MATERIALS PROVIDED ::

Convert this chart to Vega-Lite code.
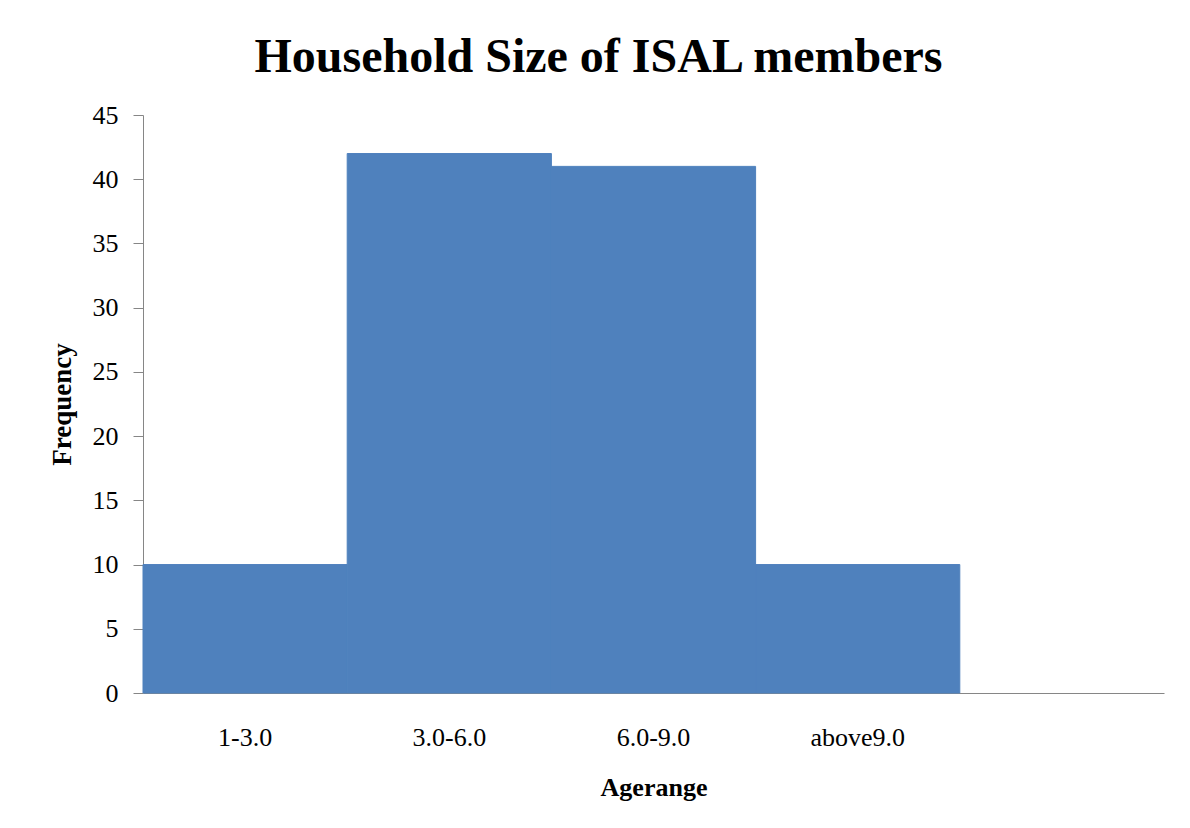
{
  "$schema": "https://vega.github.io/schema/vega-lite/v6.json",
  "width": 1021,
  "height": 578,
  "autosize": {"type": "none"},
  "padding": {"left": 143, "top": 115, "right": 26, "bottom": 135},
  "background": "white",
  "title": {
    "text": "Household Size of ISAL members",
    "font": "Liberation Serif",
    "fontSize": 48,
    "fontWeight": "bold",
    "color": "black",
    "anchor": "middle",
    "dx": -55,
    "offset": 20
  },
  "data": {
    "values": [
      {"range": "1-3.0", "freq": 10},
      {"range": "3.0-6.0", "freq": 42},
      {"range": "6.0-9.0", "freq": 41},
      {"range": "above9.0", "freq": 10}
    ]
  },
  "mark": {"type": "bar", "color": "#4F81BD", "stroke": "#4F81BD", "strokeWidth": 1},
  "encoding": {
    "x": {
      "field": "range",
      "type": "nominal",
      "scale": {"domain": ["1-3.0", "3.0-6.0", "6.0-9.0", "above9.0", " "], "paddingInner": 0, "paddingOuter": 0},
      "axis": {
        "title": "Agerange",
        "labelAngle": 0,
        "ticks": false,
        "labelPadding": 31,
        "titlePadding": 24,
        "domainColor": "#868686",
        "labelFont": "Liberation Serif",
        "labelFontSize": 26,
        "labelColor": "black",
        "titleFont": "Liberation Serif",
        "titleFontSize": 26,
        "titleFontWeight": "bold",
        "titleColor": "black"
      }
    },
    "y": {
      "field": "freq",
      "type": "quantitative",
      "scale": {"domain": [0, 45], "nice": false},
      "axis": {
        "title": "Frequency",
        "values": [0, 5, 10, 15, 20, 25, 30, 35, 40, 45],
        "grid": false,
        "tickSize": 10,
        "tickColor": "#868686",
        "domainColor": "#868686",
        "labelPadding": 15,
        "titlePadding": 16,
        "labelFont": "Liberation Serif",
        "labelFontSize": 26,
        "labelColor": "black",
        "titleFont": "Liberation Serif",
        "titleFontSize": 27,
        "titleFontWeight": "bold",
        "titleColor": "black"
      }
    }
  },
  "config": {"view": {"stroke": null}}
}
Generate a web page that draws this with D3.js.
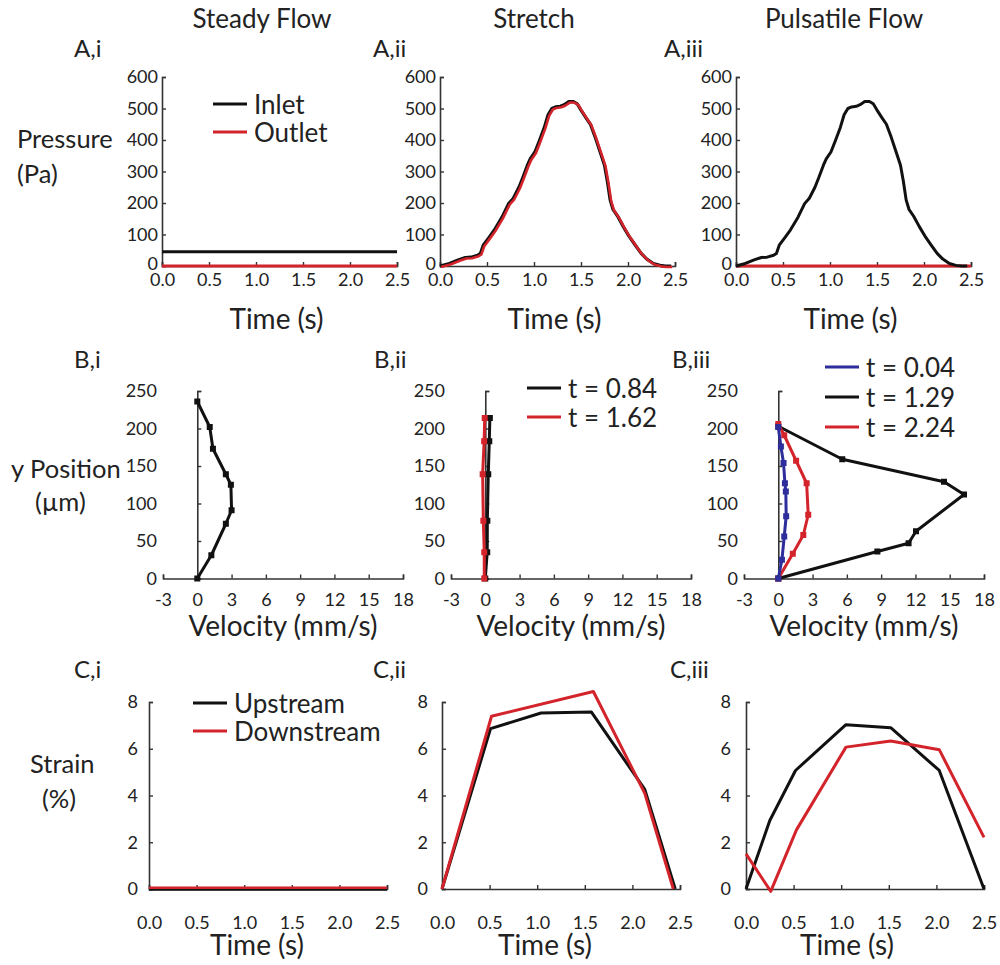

PROBLEM DETAILS :: Pictures are excluded; output everything else in the data verbatim.

RESPONSE ::
Convert this chart to Vega-Lite code.
{
  "$schema": "https://vega.github.io/schema/vega-lite/v6.json",
  "width": 1021,
  "height": 578,
  "autosize": {"type": "none"},
  "padding": {"left": 143, "top": 115, "right": 26, "bottom": 135},
  "background": "white",
  "title": {
    "text": "Household Size of ISAL members",
    "font": "Liberation Serif",
    "fontSize": 48,
    "fontWeight": "bold",
    "color": "black",
    "anchor": "middle",
    "dx": -55,
    "offset": 20
  },
  "data": {
    "values": [
      {"range": "1-3.0", "freq": 10},
      {"range": "3.0-6.0", "freq": 42},
      {"range": "6.0-9.0", "freq": 41},
      {"range": "above9.0", "freq": 10}
    ]
  },
  "mark": {"type": "bar", "color": "#4F81BD", "stroke": "#4F81BD", "strokeWidth": 1},
  "encoding": {
    "x": {
      "field": "range",
      "type": "nominal",
      "scale": {"domain": ["1-3.0", "3.0-6.0", "6.0-9.0", "above9.0", " "], "paddingInner": 0, "paddingOuter": 0},
      "axis": {
        "title": "Agerange",
        "labelAngle": 0,
        "ticks": false,
        "labelPadding": 31,
        "titlePadding": 24,
        "domainColor": "#868686",
        "labelFont": "Liberation Serif",
        "labelFontSize": 26,
        "labelColor": "black",
        "titleFont": "Liberation Serif",
        "titleFontSize": 26,
        "titleFontWeight": "bold",
        "titleColor": "black"
      }
    },
    "y": {
      "field": "freq",
      "type": "quantitative",
      "scale": {"domain": [0, 45], "nice": false},
      "axis": {
        "title": "Frequency",
        "values": [0, 5, 10, 15, 20, 25, 30, 35, 40, 45],
        "grid": false,
        "tickSize": 10,
        "tickColor": "#868686",
        "domainColor": "#868686",
        "labelPadding": 15,
        "titlePadding": 16,
        "labelFont": "Liberation Serif",
        "labelFontSize": 26,
        "labelColor": "black",
        "titleFont": "Liberation Serif",
        "titleFontSize": 27,
        "titleFontWeight": "bold",
        "titleColor": "black"
      }
    }
  },
  "config": {"view": {"stroke": null}}
}
Generate a web page that draws this with D3.js.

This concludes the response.